From the first line of the listing below, retype each line up to and including the one with "ax = fig.add_axes([0.5055, 0.0685, 0.4815, 0.9135])"; pictures stay out.

[Start of Dataset section]

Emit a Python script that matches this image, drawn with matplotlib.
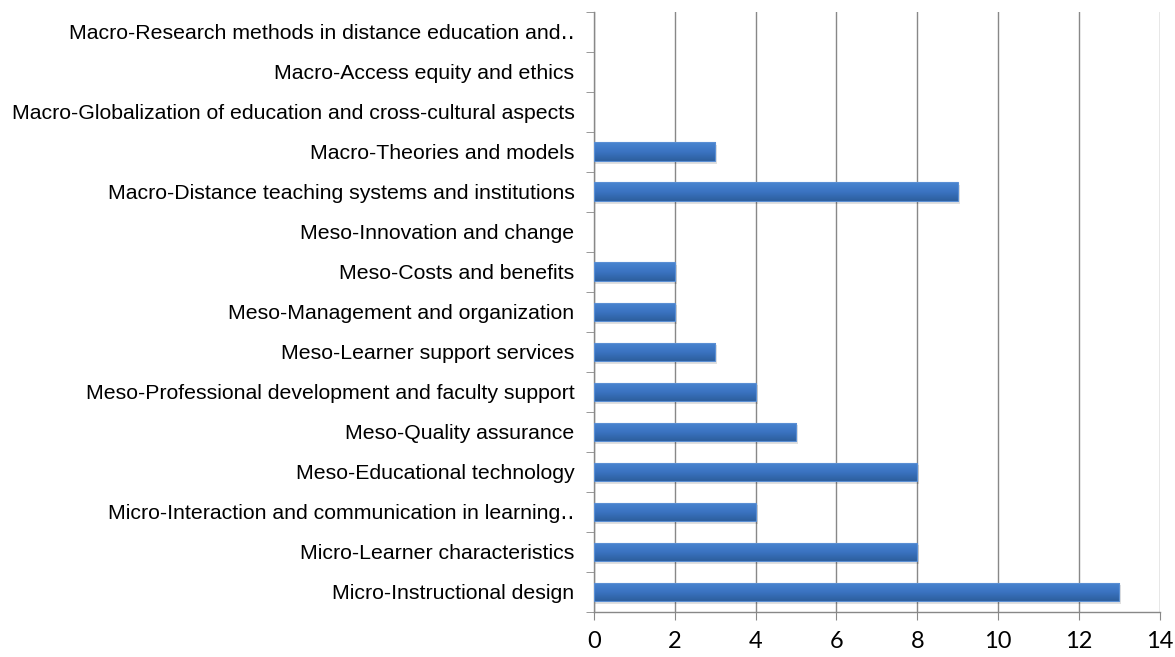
import numpy as np
import matplotlib
matplotlib.use("Agg")
import matplotlib.pyplot as plt
from matplotlib.colors import LinearSegmentedColormap

# Categories listed bottom to top
categories = [
    "Micro-Instructional design",
    "Micro-Learner characteristics",
    "Micro-Interaction and communication in learning\u2025",
    "Meso-Educational technology",
    "Meso-Quality assurance",
    "Meso-Professional development and faculty support",
    "Meso-Learner support services",
    "Meso-Management and organization",
    "Meso-Costs and benefits",
    "Meso-Innovation and change",
    "Macro-Distance teaching systems and institutions",
    "Macro-Theories and models",
    "Macro-Globalization of education and cross-cultural aspects",
    "Macro-Access equity and ethics",
    "Macro-Research methods in distance education and\u2025",
]
counts = [13, 8, 4, 8, 5, 4, 3, 2, 2, 0, 9, 3, 0, 0, 0]
x_ticks = [0, 2, 4, 6, 8, 10, 12, 14]

fig = plt.figure(figsize=(11.75, 6.57), dpi=100)
ax = fig.add_axes([0.5055, 0.0685, 0.4815, 0.9135])

y = np.arange(len(categories))
bar_h = 0.47
grad = LinearSegmentedColormap.from_list("bar", ["#4a86d0", "#3b74c2", "#2d5f9e"])

for yi, v in zip(y, counts):
    if v <= 0:
        continue
    # soft shadow
    ax.barh(yi - 0.06, v + 0.05, height=bar_h, color="#000000", alpha=0.12,
            linewidth=0, zorder=2)
    # gradient fill clipped to the bar (lighter on top, darker below)
    bar = ax.barh(yi, v, height=bar_h, color="none", edgecolor="#5a8fd4",
                  linewidth=0.8, zorder=4)[0]
    img = ax.imshow(np.linspace(0, 1, 50).reshape(-1, 1), cmap=grad,
                    aspect="auto", origin="upper",
                    extent=(0, v, yi - bar_h / 2, yi + bar_h / 2), zorder=3)
    img.set_clip_path(bar)

ax.set_xlim(0, 14)
ax.set_ylim(-0.5, len(categories) - 0.5)
ax.set_xticks(x_ticks)
ax.set_xticklabels([str(t) for t in x_ticks], family=["Lato", "DejaVu Sans"],
                   fontsize=17)
ax.set_yticks(y)
ax.set_yticklabels(categories, family=["Liberation Sans", "DejaVu Sans"],
                   fontsize=15.3)
ax.set_yticks(np.arange(-0.5, len(categories), 1.0), minor=True)

ax.tick_params(axis="y", which="major", length=0, pad=14)
ax.tick_params(axis="y", which="minor", length=6, color="#888888", direction="out")
ax.tick_params(axis="x", which="major", length=6, color="#888888", direction="out",
               pad=8)

ax.grid(axis="x", color="#888888", linewidth=1.0, zorder=0)
ax.set_axisbelow(True)
for side in ("top", "right"):
    ax.spines[side].set_visible(False)
for side in ("left", "bottom"):
    ax.spines[side].set_color("#888888")
    ax.spines[side].set_linewidth(1.0)

fig.savefig("out.png", dpi=100)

[End of Dataset section]

## Task response
Emit a Python script that matches this image, drawn with matplotlib.
import numpy as np
import matplotlib
matplotlib.use("Agg")
import matplotlib.pyplot as plt
from matplotlib.colors import LinearSegmentedColormap

# Categories listed bottom to top
categories = [
    "Micro-Instructional design",
    "Micro-Learner characteristics",
    "Micro-Interaction and communication in learning\u2025",
    "Meso-Educational technology",
    "Meso-Quality assurance",
    "Meso-Professional development and faculty support",
    "Meso-Learner support services",
    "Meso-Management and organization",
    "Meso-Costs and benefits",
    "Meso-Innovation and change",
    "Macro-Distance teaching systems and institutions",
    "Macro-Theories and models",
    "Macro-Globalization of education and cross-cultural aspects",
    "Macro-Access equity and ethics",
    "Macro-Research methods in distance education and\u2025",
]
counts = [13, 8, 4, 8, 5, 4, 3, 2, 2, 0, 9, 3, 0, 0, 0]
x_ticks = [0, 2, 4, 6, 8, 10, 12, 14]

fig = plt.figure(figsize=(11.75, 6.57), dpi=100)
ax = fig.add_axes([0.5055, 0.0685, 0.4815, 0.9135])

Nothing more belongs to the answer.